From this point on, Lucas’ tragedy unfolds. The Hunt puts emphasis on the devastation a false allegation as serious as paedophilia has on the accused man and his life, as opposed to the more common ‘traumatising impact on victim and family’ angle that we would often see in the news. The middle section of the film depicts Lucas’ spiralling plight and the pathos from the audience is sincere. It’s painful to watch him struck by one misfortune after the other as his community betrays him and he becomes increasingly isolated, exacerbated when we see his son Marcus (Lasse Fogelstrom) struggle with the situation.
The film climaxes at Christmas time and Lucas is alone. Vinterberg has shown us how the innocence of a child’s imagination can in fact have serious consequences when it misleads an entire community. Lucas, with nothing left to lose, gets ready for Christmas Eve at church to the backdrop of a melancholy chorus. Sequenced like the warrior preparing for battle, Vintenberg effectively dramatises the path to redemption. The beleaguered man stumbles down the aisle to many wide eyes taking his seat at the front. He breaks down at the bitter irony of the nursery choir and looks at his friend Theo. Through their eye contact Theo can seemingly glean his innocence. Later that night, Theo brings the forlorn and isolated man some Christmas dinner, essentially acquitting him from any wrongdoing.

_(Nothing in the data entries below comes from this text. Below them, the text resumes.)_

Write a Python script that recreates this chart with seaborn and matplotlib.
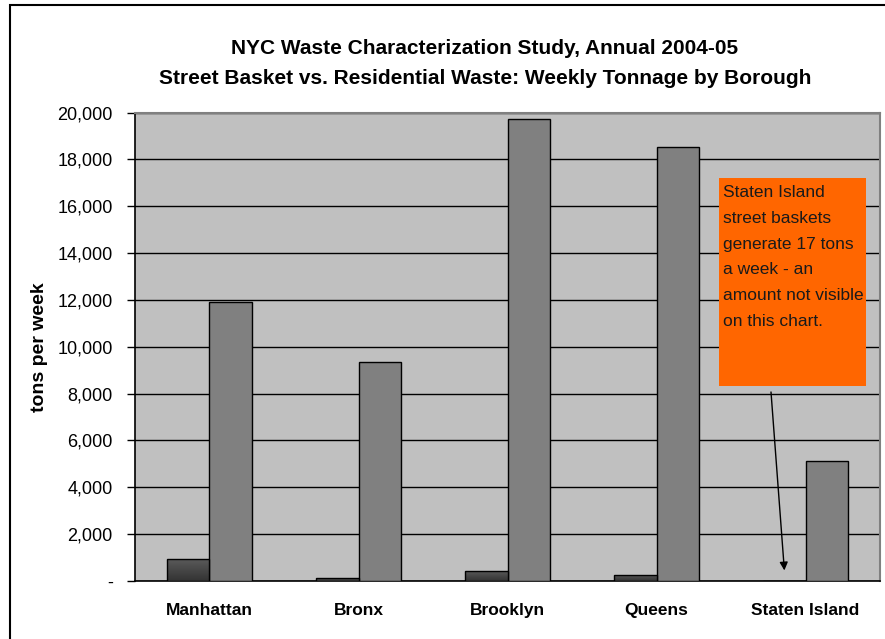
import numpy as np
import matplotlib
matplotlib.use("Agg")
import matplotlib.pyplot as plt
import matplotlib.patches as mpatches
from matplotlib.ticker import FuncFormatter
import pandas as pd
import seaborn as sns

# data (tons per week)
boroughs = ["Manhattan", "Bronx", "Brooklyn", "Queens", "Staten Island"]
street_baskets = [940, 115, 430, 260, 17]
residential = [11900, 9350, 19720, 18520, 5130]
series_names = ["Street Baskets", "Residential"]

df = pd.DataFrame({
    "borough": boroughs * 2,
    "tons": street_baskets + residential,
    "series": [series_names[0]] * 5 + [series_names[1]] * 5,
})

sns.set_style("white", {"text.color": "black", "axes.labelcolor": "black",
                        "xtick.color": "black", "ytick.color": "black"})
plt.rcParams["font.family"] = ["Liberation Sans", "DejaVu Sans"]

fig = plt.figure(figsize=(8.85, 6.39), dpi=100)
ax = fig.add_axes([0.1525, 0.0908, 0.842, 0.733])
ax.set_facecolor("#c0c0c0")

sns.barplot(data=df, x="borough", y="tons", hue="series", order=boroughs,
            hue_order=series_names, palette=["#404040", "#808080"],
            width=0.57, edgecolor="black", linewidth=1.0, legend=False,
            zorder=3, ax=ax)

# dark gradient on the street basket bars (like the excel fill)
grad = np.linspace(0, 1, 100).reshape(-1, 1)
cmap = matplotlib.colors.LinearSegmentedColormap.from_list("g", ["#333333", "#5c5c5c"])
for bar in ax.containers[0]:
    x0, y0 = bar.get_x(), bar.get_y()
    w, h = bar.get_width(), bar.get_height()
    im = ax.imshow(grad, extent=[x0, x0 + w, y0, y0 + h], aspect="auto",
                   cmap=cmap, origin="lower", zorder=3.5)
    im.set_clip_path(bar)
    bar.set_facecolor("none")
    bar.set_zorder(4)

ax.set_xlim(-0.5, 4.5)
ax.set_ylim(0, 20000)
ax.set_yticks(np.arange(0, 20001, 2000))
ax.yaxis.set_major_formatter(FuncFormatter(lambda v, p: "-" if v == 0 else f"{v:,.0f}"))
ax.grid(axis="y", color="black", linewidth=1.0, zorder=1)
ax.set_axisbelow(True)

ax.set_xticks(range(5))
ax.set_xticklabels(boroughs, fontsize=12.5, fontweight="bold")
ax.set_xticks(np.arange(-0.5, 5, 1), minor=True)
ax.tick_params(axis="x", which="major", length=0, pad=16)
ax.tick_params(axis="x", which="minor", direction="out", length=6, width=1, color="black")
ax.tick_params(axis="y", direction="out", length=6, width=1, color="black",
               labelsize=13, left=True, pad=10)
ax.set_xlabel("")
ax.set_ylabel("tons per week", fontsize=14, fontweight="bold", labelpad=7)

for s in ["left", "bottom"]:
    ax.spines[s].set_color("black")
    ax.spines[s].set_linewidth(1.2)
for s in ["top", "right"]:
    ax.spines[s].set_color("#808080")
    ax.spines[s].set_linewidth(1.5)

fig.text(0.548, 0.924, "NYC Waste Characterization Study, Annual 2004-05",
         ha="center", va="center", fontsize=15, fontweight="bold")
fig.text(0.548, 0.877, "Street Basket vs. Residential Waste: Weekly Tonnage by Borough",
         ha="center", va="center", fontsize=15, fontweight="bold")

# callout box
box = mpatches.Rectangle((719 / 885, 1 - 386 / 639), 147 / 885, 208 / 639,
                         transform=fig.transFigure, facecolor="#ff6600",
                         edgecolor="none", zorder=5)
fig.patches.append(box)
fig.text(723 / 885, 1 - 185 / 639,
         "Staten Island\nstreet baskets\ngenerate 17 tons\na week - an\namount not visible\non this chart.",
         ha="left", va="top", fontsize=12.5, linespacing=1.9, color="#1a1a1a",
         zorder=6)

bar_si = ax.containers[0][4]
ax.annotate("", xy=(bar_si.get_x() + bar_si.get_width() / 2, 450),
            xytext=(771 / 885, 1 - 392 / 639), textcoords="figure fraction",
            arrowprops=dict(arrowstyle="-|>", color="black", lw=1.0,
                            mutation_scale=12, shrinkA=0, shrinkB=0), zorder=6)

# outer frame of the chart
frame = mpatches.Rectangle((10 / 885, -0.05), 1.0, 1 - 5 / 639 + 0.05,
                           transform=fig.transFigure, facecolor="none",
                           edgecolor="black", linewidth=1.5, zorder=0)
fig.patches.append(frame)

fig.savefig("out.png", dpi=100)
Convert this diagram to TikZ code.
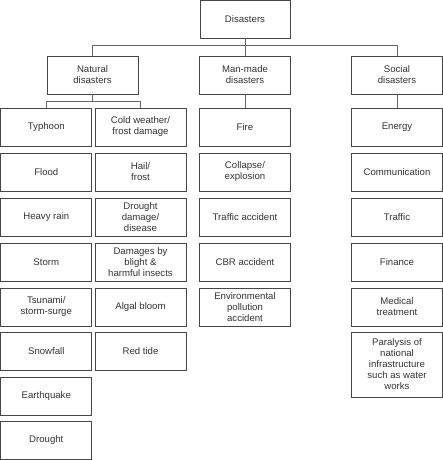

Lucas’ life returns to normal as we flash forward one year. But Vinterberg gives the film one last kick with an ambiguous ending suggesting Lucas will never really be vindicated. However, in the end, the audience is left with a resonating message from Theo about the strength of friendship and family when he tells his daughter: “The world is full of evil, but if we hold on to each other it goes away.”